═══ Stored data

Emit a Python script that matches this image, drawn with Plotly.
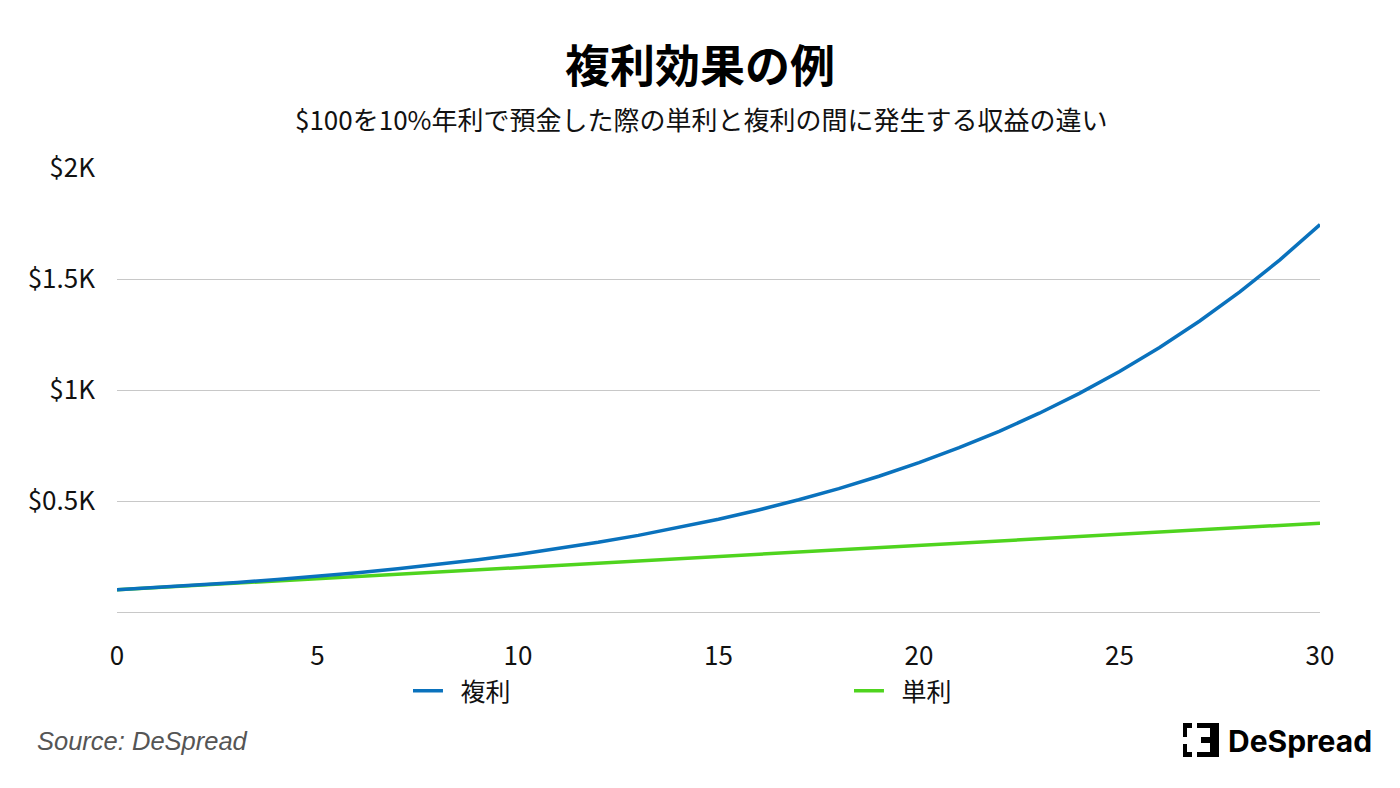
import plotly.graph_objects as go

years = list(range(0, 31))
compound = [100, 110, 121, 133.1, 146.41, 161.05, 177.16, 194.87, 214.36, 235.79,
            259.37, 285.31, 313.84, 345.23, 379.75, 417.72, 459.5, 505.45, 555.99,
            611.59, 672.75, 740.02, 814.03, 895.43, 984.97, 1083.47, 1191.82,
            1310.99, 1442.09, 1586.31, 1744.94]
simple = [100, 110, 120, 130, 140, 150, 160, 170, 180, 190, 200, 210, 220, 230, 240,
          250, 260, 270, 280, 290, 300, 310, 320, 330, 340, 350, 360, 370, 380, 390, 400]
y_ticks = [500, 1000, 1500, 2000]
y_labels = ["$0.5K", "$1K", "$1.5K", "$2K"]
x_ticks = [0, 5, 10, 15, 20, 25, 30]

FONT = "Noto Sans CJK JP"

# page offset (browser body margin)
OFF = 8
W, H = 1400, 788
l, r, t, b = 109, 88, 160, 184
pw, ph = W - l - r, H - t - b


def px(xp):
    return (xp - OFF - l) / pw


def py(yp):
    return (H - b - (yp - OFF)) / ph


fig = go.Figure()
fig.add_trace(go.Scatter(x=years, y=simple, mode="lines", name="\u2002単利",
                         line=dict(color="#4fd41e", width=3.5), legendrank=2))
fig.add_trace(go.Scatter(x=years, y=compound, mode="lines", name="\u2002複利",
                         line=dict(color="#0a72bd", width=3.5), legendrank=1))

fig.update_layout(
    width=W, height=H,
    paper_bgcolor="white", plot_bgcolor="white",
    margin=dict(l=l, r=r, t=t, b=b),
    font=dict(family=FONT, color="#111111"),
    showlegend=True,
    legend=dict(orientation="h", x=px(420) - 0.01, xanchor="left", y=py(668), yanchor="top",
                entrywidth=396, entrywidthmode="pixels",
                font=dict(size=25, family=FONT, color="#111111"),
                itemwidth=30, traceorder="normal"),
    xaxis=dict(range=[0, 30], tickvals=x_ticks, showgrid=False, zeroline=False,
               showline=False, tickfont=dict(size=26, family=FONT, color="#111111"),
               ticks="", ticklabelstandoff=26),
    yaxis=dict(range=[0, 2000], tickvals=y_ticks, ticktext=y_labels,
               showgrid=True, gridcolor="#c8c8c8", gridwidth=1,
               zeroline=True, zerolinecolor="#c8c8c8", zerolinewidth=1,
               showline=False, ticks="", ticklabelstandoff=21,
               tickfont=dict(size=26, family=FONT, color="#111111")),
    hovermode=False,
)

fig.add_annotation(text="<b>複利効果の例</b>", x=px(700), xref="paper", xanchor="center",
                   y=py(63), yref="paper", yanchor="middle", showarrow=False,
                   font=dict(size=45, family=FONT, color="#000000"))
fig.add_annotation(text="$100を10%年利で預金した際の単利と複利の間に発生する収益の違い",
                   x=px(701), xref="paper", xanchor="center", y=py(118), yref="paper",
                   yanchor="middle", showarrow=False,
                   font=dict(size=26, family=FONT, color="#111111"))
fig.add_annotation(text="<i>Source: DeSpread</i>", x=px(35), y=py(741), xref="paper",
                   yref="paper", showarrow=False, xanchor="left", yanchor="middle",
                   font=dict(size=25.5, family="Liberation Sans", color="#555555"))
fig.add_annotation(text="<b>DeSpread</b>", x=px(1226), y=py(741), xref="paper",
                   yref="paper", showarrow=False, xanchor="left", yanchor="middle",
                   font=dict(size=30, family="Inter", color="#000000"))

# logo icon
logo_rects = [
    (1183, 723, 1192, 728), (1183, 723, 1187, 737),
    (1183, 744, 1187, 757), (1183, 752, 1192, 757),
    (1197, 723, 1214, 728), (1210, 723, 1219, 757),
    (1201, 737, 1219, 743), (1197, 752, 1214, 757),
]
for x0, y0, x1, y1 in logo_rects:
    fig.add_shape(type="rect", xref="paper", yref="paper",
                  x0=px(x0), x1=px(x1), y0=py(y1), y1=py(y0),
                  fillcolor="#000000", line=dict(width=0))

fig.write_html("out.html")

══════

* **Your instructions**: Leave out the pictures. Transcribe only the lines above, from the first through the one that contains "return (H - b - (yp - OFF)) / ph".

* **Solution to this exercise**:
Emit a Python script that matches this image, drawn with Plotly.
import plotly.graph_objects as go

years = list(range(0, 31))
compound = [100, 110, 121, 133.1, 146.41, 161.05, 177.16, 194.87, 214.36, 235.79,
            259.37, 285.31, 313.84, 345.23, 379.75, 417.72, 459.5, 505.45, 555.99,
            611.59, 672.75, 740.02, 814.03, 895.43, 984.97, 1083.47, 1191.82,
            1310.99, 1442.09, 1586.31, 1744.94]
simple = [100, 110, 120, 130, 140, 150, 160, 170, 180, 190, 200, 210, 220, 230, 240,
          250, 260, 270, 280, 290, 300, 310, 320, 330, 340, 350, 360, 370, 380, 390, 400]
y_ticks = [500, 1000, 1500, 2000]
y_labels = ["$0.5K", "$1K", "$1.5K", "$2K"]
x_ticks = [0, 5, 10, 15, 20, 25, 30]

FONT = "Noto Sans CJK JP"

# page offset (browser body margin)
OFF = 8
W, H = 1400, 788
l, r, t, b = 109, 88, 160, 184
pw, ph = W - l - r, H - t - b


def px(xp):
    return (xp - OFF - l) / pw


def py(yp):
    return (H - b - (yp - OFF)) / ph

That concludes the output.